Holiday brings higher demand at food bank

The Marysville Community Food Bank reported a slightly larger turnout than usual during its first day of holiday food basket distributions Dec. 18.

MARYSVILLE — The Marysville Community Food Bank reported a slightly larger turnout than usual during its first day of holiday food basket distributions Dec. 18.

According to Marysville Community Food Bank Director Joyce Zeigen, the food bank had already served 60 families within 45 minutes of opening at 9 a.m.

“We’ve been distributing alphabetically by last name, but next year, I think we’ll switch up the order a bit so that those of us at the end of the alphabet don’t get discouraged,” Zeigen laughed. “We’re giving out more food than we were last year so that people aren’t having to visit us as frequently.”

Zeigen thanked employees of Quadrant Homes in Marysville for donating their time as volunteers, as well as more than two dozen members of the USS Abraham Lincoln crash and salvage team, several of whom were also volunteering at the Operation Marysville Community Christmas Toy Store.

Navy Chief Petty Officer Ronnie Padilla has volunteered at food banks during the holidays before, but this was the first time that he and his crash and salvage team members had done so at the Marysville Community Food Bank, and he thanked The Marysville Globe for making them aware of the Marysville Community Food Bank’s needs.

“I asked my crew if they were up for it and they just said, ‘Let’s do it,’” Padilla said. “It’s a great feeling to give back to the community, especially at this time of the year. It’s the least we can do, considering everything they do for us. It’s satisfying to be recognized as crew members of the Abraham Lincoln.”
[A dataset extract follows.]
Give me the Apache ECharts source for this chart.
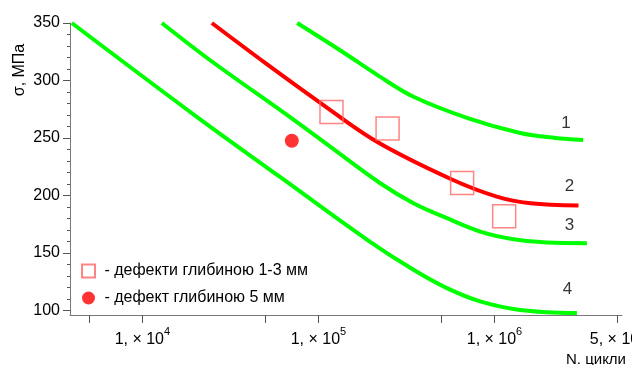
<!DOCTYPE html>
<html>
<head>
<meta charset="utf-8">
<script src="https://cdn.jsdelivr.net/npm/echarts@6/dist/echarts.min.js"></script>
<style>
  html, body { margin: 0; padding: 0; background: #fff; }
  #chart { width: 632px; height: 365px; }
</style>
</head>
<body>
<div id="chart"></div>
<script>
// криві втоми 1-4 (N, цикли / σ, МПа)
var curve1N = [75700, 132700, 224400, 346700, 711000, 1400000, 2210000, 3190000];
var curve1S = [350, 326.3, 303.1, 285.8, 267, 254.3, 250, 248.2];
var curve2N = [24800, 49800, 102400, 215000, 565000, 1030000, 1600000, 3000000];
var curve2S = [350, 315.3, 280.6, 246.7, 214.3, 199, 193.2, 191.3];
var curve3N = [12900, 24270, 69000, 124500, 224400, 346700, 536500, 830000, 1282000, 1986000, 3350000];
var curve3S = [350, 317.6, 268.1, 239.2, 210.6, 193.2, 180.2, 168.6, 161.9, 159, 158.5];
var curve4N = [3972, 20370, 60500, 189200, 346700, 536500, 830000, 1282000, 1986000, 2940000];
var curve4S = [350, 268.4, 216.1, 161.4, 135.3, 119.4, 107.8, 101.2, 98.3, 97.7];

// дефекти
var defectN = [118600, 247000, 655000, 1135000];
var defectS = [272.5, 258.3, 210.9, 182];
var deepN = [70600];
var deepS = [247.6];

// номери кривих
var curveNames = ['1', '2', '3', '4'];
var curveLabelN = [2550000, 2670000, 2670000, 2600000];
var curveLabelS = [262.9, 207.6, 173.8, 118.6];

// осі
var yLabels = [100, 150, 200, 250, 300, 350];
var yMinor = [110, 120, 130, 140, 160, 170, 180, 190, 210, 220, 230, 240, 260, 270, 280, 290, 310, 320, 330, 340];
var xTicks = [5000, 10000, 50000, 100000, 500000, 1000000, 5000000];
var xLabels = [10000, 100000, 1000000, 5000000];

var font = 'Liberation Sans, Arial, sans-serif';

function pairs(xs, ys) {
  return xs.map(function (x, i) { return [x, ys[i]]; });
}

function curve(xs, ys, color) {
  return {
    type: 'line',
    data: pairs(xs, ys),
    smooth: 0.35,
    symbol: 'none',
    lineStyle: { color: color, width: 4 },
    silent: true,
    z: 2
  };
}

var chart = echarts.init(document.getElementById('chart'));
chart.setOption({
  animation: false,
  grid: { left: 70, right: 10, top: 23, bottom: 50, outerBoundsMode: 'none', containLabel: false },
  xAxis: {
    type: 'log',
    logBase: 10,
    min: 3880,
    max: 5300000,
    splitLine: { show: false },
    axisLine: { lineStyle: { color: '#777', width: 1 } },
    axisTick: { customValues: xTicks, length: 8, lineStyle: { color: '#555' } },
    axisLabel: {
      customValues: xLabels,
      margin: 11,
      formatter: function (v) {
        var e = Math.floor(Math.log10(v) + 1e-9);
        var m = Math.round(v / Math.pow(10, e));
        return '{a|' + m + ', × 10}{s|' + e + '}';
      },
      rich: {
        a: { fontSize: 16, fontFamily: font, color: '#000', verticalAlign: 'bottom', lineHeight: 22 },
        s: { fontSize: 11, fontFamily: font, color: '#000', verticalAlign: 'top', lineHeight: 22 }
      }
    }
  },
  yAxis: [{
    type: 'value',
    min: 96,
    max: 350,
    splitLine: { show: false },
    axisLine: { show: true, lineStyle: { color: '#777', width: 1 } },
    axisTick: { show: true, customValues: yLabels, length: 7, lineStyle: { color: '#555' } },
    axisLabel: { customValues: yLabels, margin: 10, fontSize: 16, fontFamily: font, color: '#000' }
  }, {
    type: 'value',
    position: 'left',
    min: 96,
    max: 350,
    splitLine: { show: false },
    axisLine: { show: false },
    axisTick: { show: true, customValues: yMinor, length: 3, lineStyle: { color: '#555' } },
    axisLabel: { show: false }
  }],
  legend: {
    left: 81,
    top: 263,
    orient: 'vertical',
    padding: 0,
    itemGap: 11,
    itemWidth: 13,
    itemHeight: 13,
    data: ['- дефекти глибиною 1-3 мм', '- дефект глибиною 5 мм'],
    formatter: function (n) { return ' ' + n; },
    textStyle: { fontSize: 16, fontFamily: font, color: '#000' },
    selectedMode: false
  },
  graphic: [{
    type: 'text',
    x: 20,
    y: 70,
    rotation: Math.PI / 2,
    style: { text: 'σ, МПа', font: '16px ' + font, fill: '#000', align: 'center', verticalAlign: 'middle' }
  }, {
    type: 'text',
    x: 596,
    y: 352,
    style: { text: 'N. цикли', font: '15px ' + font, fill: '#000', align: 'center', verticalAlign: 'top' }
  }],
  series: [
    curve(curve1N, curve1S, '#00ff00'),
    curve(curve3N, curve3S, '#00ff00'),
    curve(curve4N, curve4S, '#00ff00'),
    curve(curve2N, curve2S, '#ff0000'),
    {
      name: '- дефекти глибиною 1-3 мм',
      type: 'scatter',
      data: pairs(defectN, defectS),
      symbol: 'rect',
      symbolSize: 23,
      itemStyle: { color: 'rgba(255,255,255,0)', borderColor: '#ff6666', borderWidth: 1.5 },
      z: 3
    },
    {
      name: '- дефект глибиною 5 мм',
      type: 'scatter',
      data: pairs(deepN, deepS),
      symbol: 'circle',
      symbolSize: 14,
      itemStyle: { color: '#ff0000' },
      z: 3
    },
    {
      name: 'номери',
      type: 'scatter',
      data: curveLabelN.map(function (n, i) { return { name: curveNames[i], value: [n, curveLabelS[i]] }; }),
      symbolSize: 0,
      silent: true,
      label: {
        show: true,
        position: 'inside',
        formatter: '{b}',
        fontSize: 17,
        fontFamily: font,
        color: '#000'
      },
      z: 4
    }
  ]
});
</script>
</body>
</html>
“It’s not much, but I hope that in some way it can be enough,” fellow Navy Chief Petty Officer Billy Ramirez said. “We’re having a good time doing this and we plan to do things like this more often.”

Marysville resident Debbie Hjort has been a client of the Marysville Community Food Bank for close to four years and recent events have made it even more important to her. A single mom who’s supporting herself and her three children, Hjort suffered a car breakdown that reduced her work time to four and half hours a day, which cut into her already tight paycheck.

“Without the food bank and the [OMCC] toy store, there wouldn’t be much of anything for the kids this Christmas, since rent and food come first,” Hjort said. “We’re just like anybody. Most of us are out there working, but with the economy the way it is, we’re having a tough time of it. We want to provide for our families, but we don’t always have the ways or means to do so.”

Chris Curtiss and his wife Elizabeth celebrate their seventh wedding anniversary Dec. 21, and they were in good spirits when they visited the food bank for their holiday basket Dec. 18. In spite of the Curtiss’ own needs, Chris is a volunteer himself at the “Marysville Community Lunch” for the homeless, which is conducted thrice weekly in the basement of the Evergreen Unitarian Universalist Fellowship Church in Marysville.

“I just believe in giving back as much as I can,” Chris Curtiss said.

“These volunteers put in endless hours, just because they care,” Hjort said. “That’s the biggest blessing you can get.”